Hopefully, though, there will other opportunities for people to try The Grease Box’s gluten-free goodies in the near future. For one, Boelter is a regular at San Francisco’s Underground Market — the next event is on Friday, September 7, from 5 p.m. to 10 p.m., at Public Works (161 Erie St.). She’s also about to start selling Southern-style cornbread sandwiches on Good Eggs, the Bay Area-based online marketplace for locally produced food. And she’ll have her cart set up each week at the Uptown Farmers’ Market, which is slated to launch in the spring.

New Menu at Cal Memorial Stadium

After 21 months of construction work, Cal Memorial Stadium reopened this past weekend with Saturday’s season opener against the University of Nevada.
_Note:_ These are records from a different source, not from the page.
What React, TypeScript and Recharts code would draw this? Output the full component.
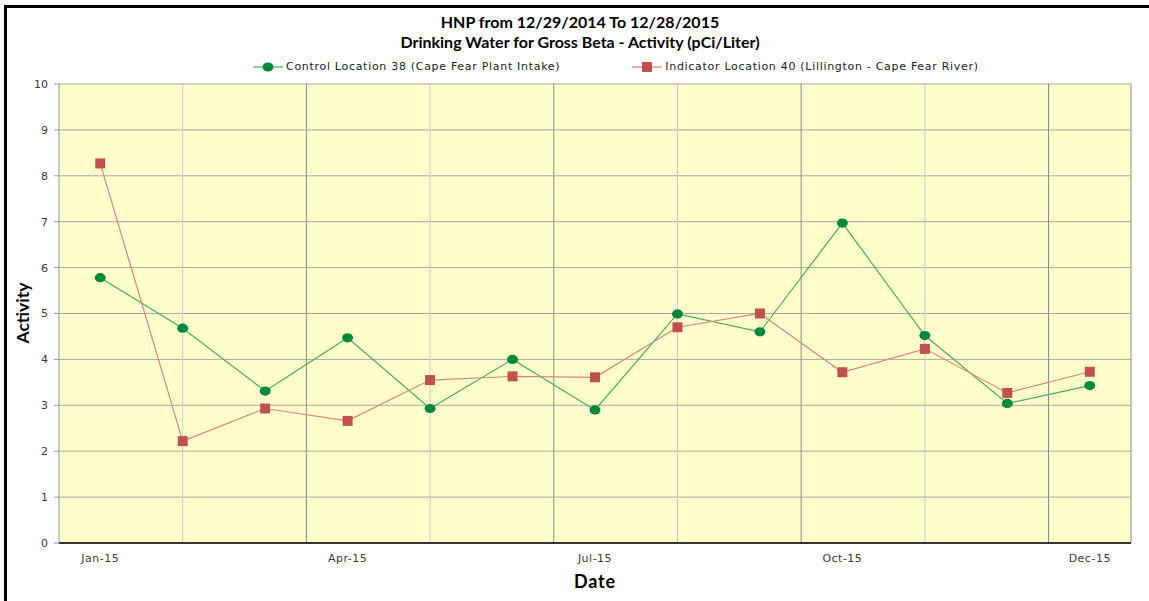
import { CartesianGrid, Line, LineChart, XAxis, YAxis } from "recharts";

// sample index (one sample roughly every 4 weeks, 12/29/2014 - 12/28/2015)
const sampleIndex = [0, 1, 2, 3, 4, 5, 6, 7, 8, 9, 10, 11, 12];
const controlLoc38 = [5.78, 4.68, 3.31, 4.47, 2.93, 4.0, 2.9, 4.99, 4.6, 6.97, 4.52, 3.04, 3.43];
const indicatorLoc40 = [8.27, 2.22, 2.93, 2.66, 3.55, 3.63, 3.61, 4.7, 5.0, 3.72, 4.23, 3.27, 3.73];

const xTickIndex = [0, 3, 6, 9, 12];
const xTickLabels = ["Jan-15", "Apr-15", "Jul-15", "Oct-15", "Dec-15"];
const yTicks = [0, 1, 2, 3, 4, 5, 6, 7, 8, 9, 10];
const minorGridAt = [1, 4, 7, 10];
const majorGridAt = [2.5, 5.5, 8.5, 11.5, 12.5];
const xDomain = [-0.5, 12.5];

const data = sampleIndex.map((idx, i) => ({
  idx,
  control: controlLoc38[i],
  indicator: indicatorLoc40[i],
}));

const GREEN_DOT = "#00893D";
const GREEN_LINE = "#4BAA5E";
const RED_DOT = "#C0504D";
const RED_LINE = "#D6847F";
const TEXT_FONT = "'DejaVu Sans', Verdana, sans-serif";
const TITLE_FONT = "Lato, 'Open Sans', sans-serif";

function gridGen(values: number[]) {
  return (args: any) => {
    const scale = args?.xAxis?.scale;
    const { offset } = args;
    return values.map((v) => {
      if (typeof scale === "function") return scale(v);
      if (scale && typeof scale.map === "function") {
        const r = scale.map(v);
        if (typeof r === "number" && !isNaN(r)) return r;
      }
      return offset.left + ((v - xDomain[0]) / (xDomain[1] - xDomain[0])) * offset.width;
    });
  };
}

const RoundDot = (props: any) => {
  const { cx, cy, index } = props;
  if (cx == null || cy == null) return null;
  return <ellipse key={`c-${index}`} cx={cx} cy={cy} rx={5.5} ry={4.6} fill={GREEN_DOT} />;
};

const SquareDot = (props: any) => {
  const { cx, cy, index } = props;
  if (cx == null || cy == null) return null;
  return <rect key={`s-${index}`} x={cx - 5} y={cy - 5} width={10} height={10} fill={RED_DOT} />;
};

function LegendItem({ kind, label }: { kind: "circle" | "square"; label: string }) {
  const color = kind === "circle" ? GREEN_LINE : RED_LINE;
  return (
    <div style={{ display: "flex", alignItems: "center" }}>
      <svg width={30} height={12} style={{ marginRight: 3 }}>
        <line x1={0} y1={6} x2={30} y2={6} stroke={color} strokeWidth={1.2} />
        {kind === "circle" ? (
          <ellipse cx={15} cy={6} rx={5.5} ry={4.6} fill={GREEN_DOT} />
        ) : (
          <rect x={10} y={1} width={10} height={10} fill={RED_DOT} />
        )}
      </svg>
      <span>{label}</span>
    </div>
  );
}

export default function App() {
  return (
    <div
      style={{
        position: "absolute",
        left: 0,
        top: 0,
        width: 1149,
        height: 601,
        background: "#fff",
        overflow: "hidden",
      }}
    >
      <div
        style={{
          position: "absolute",
          left: 4,
          top: 5,
          width: 1200,
          height: 700,
          border: "3px solid #000",
        }}
      />
      <div
        style={{
          position: "absolute",
          left: 0,
          top: 12,
          width: 1160,
          textAlign: "center",
          fontFamily: TITLE_FONT,
          fontWeight: 700,
          fontSize: 16,
          lineHeight: "20px",
          color: "#000",
        }}
      >
        <div>HNP from 12/29/2014 To 12/28/2015</div>
        <div>Drinking Water for Gross Beta - Activity (pCi/Liter)</div>
      </div>
      <div
        style={{
          position: "absolute",
          left: 253,
          top: 60,
          display: "flex",
          gap: 72,
          fontFamily: TEXT_FONT,
          fontSize: 11,
          letterSpacing: 0.7,
          color: "#222",
        }}
      >
        <LegendItem kind="circle" label="Control Location 38 (Cape Fear Plant Intake)" />
        <LegendItem kind="square" label="Indicator Location 40 (Lillington - Cape Fear River)" />
      </div>
      <div
        style={{
          position: "absolute",
          left: 22,
          top: 313,
          transform: "translate(-50%, -50%) rotate(-90deg)",
          fontFamily: TITLE_FONT,
          fontWeight: 700,
          fontSize: 17.5,
          color: "#000",
          whiteSpace: "nowrap",
        }}
      >
        Activity
      </div>
      <div
        style={{
          position: "absolute",
          left: 595,
          top: 581,
          transform: "translate(-50%, -50%)",
          fontFamily: TITLE_FONT,
          fontWeight: 700,
          fontSize: 18,
          letterSpacing: 0.8,
          color: "#000",
        }}
      >
        Date
      </div>
      <div style={{ position: "absolute", left: 0, top: 0 }}>
        <LineChart
          width={1149}
          height={601}
          data={data}
          margin={{ top: 84, right: 18, bottom: 28, left: 9 }}
        >
          <CartesianGrid fill="#FFFFCC" stroke="#A8A8A8" vertical={false} horizontal strokeWidth={1} />
          <CartesianGrid
            stroke="#CACACA"
            horizontal={false}
            verticalCoordinatesGenerator={gridGen(minorGridAt)}
          />
          <CartesianGrid
            stroke="#8A8A8A"
            horizontal={false}
            verticalCoordinatesGenerator={gridGen(majorGridAt)}
          />
          <XAxis
            dataKey="idx"
            type="number"
            domain={xDomain}
            ticks={xTickIndex}
            tickFormatter={(v: number) => xTickLabels[xTickIndex.indexOf(v)] ?? ""}
            tickLine={false}
            tickMargin={5}
            height={30}
            axisLine={{ stroke: "#000", strokeWidth: 1.5 }}
            tick={{ fontSize: 11, fill: "#3a3a3a", fontFamily: TEXT_FONT, letterSpacing: 0.5 }}
            interval={0}
          />
          <YAxis
            type="number"
            domain={[0, 10]}
            ticks={yTicks}
            width={50}
            interval={0}
            tickSize={5}
            tickMargin={6}
            axisLine={{ stroke: "#999" }}
            tickLine={{ stroke: "#999" }}
            tick={{ fontSize: 11, fill: "#3a3a3a", fontFamily: TEXT_FONT }}
          />
          <Line
            dataKey="control"
            stroke={GREEN_LINE}
            strokeWidth={1.2}
            dot={RoundDot}
            activeDot={false}
            isAnimationActive={false}
          />
          <Line
            dataKey="indicator"
            stroke={RED_LINE}
            strokeWidth={1.2}
            dot={SquareDot}
            activeDot={false}
            isAnimationActive={false}
          />
        </LineChart>
      </div>
    </div>
  );
}
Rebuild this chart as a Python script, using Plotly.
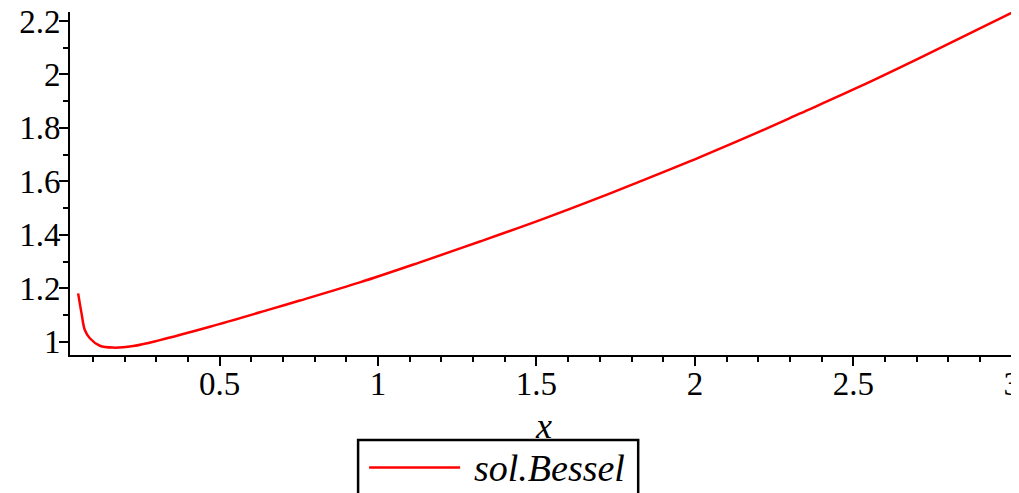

Easily overlooked among news of some $321 million in pledged funds is another, perhaps less glamorous, change: The stadium’s concession stand menus have also been given a facelift, adding globally-inspired items like hummus, sushi rolls, chicken bao, and Sriracha-spiked buffalo chicken sandwiches to the usual array of burgers and hot dogs.

In May, Cal Dining — the operator of four UC Berkeley dining halls and a dozen different retail locations, making it the largest food provider on campus — was awarded a fifteen-year contract to oversee concessions at all of the university’s athletic facilities.

Shawn LaPean, the program’s executive director, explained that his approach was to keep all of the foods football fans would normally expect (the popcorn, burgers, and hot dogs) and then to simply expand on that — adding more variety and a greater number of healthy options, made from local and sustainably sourced ingredients when possible.

For instance, he touted the Sabra hummus bowls, which — granted — are neither freshly prepared nor local, but are conveniently packaged for quick-service dining and make for a “healthier option than nachos with cheese sauce.” He added that Cal Dining is uniquely attuned to what UC Berkeley students want to eat, given that the program serves 29,000 meals a day on campus.

LaPean said he also aspires to develop a signature menu item — something along the lines of the $16 soft-shell crab sandwich at San Francisco’s AT&T Park, where the Golden Bears played last season. What that blockbuster item might be, however, is still a work in progress.

“We don’t want to put everything out there the first game,” he said.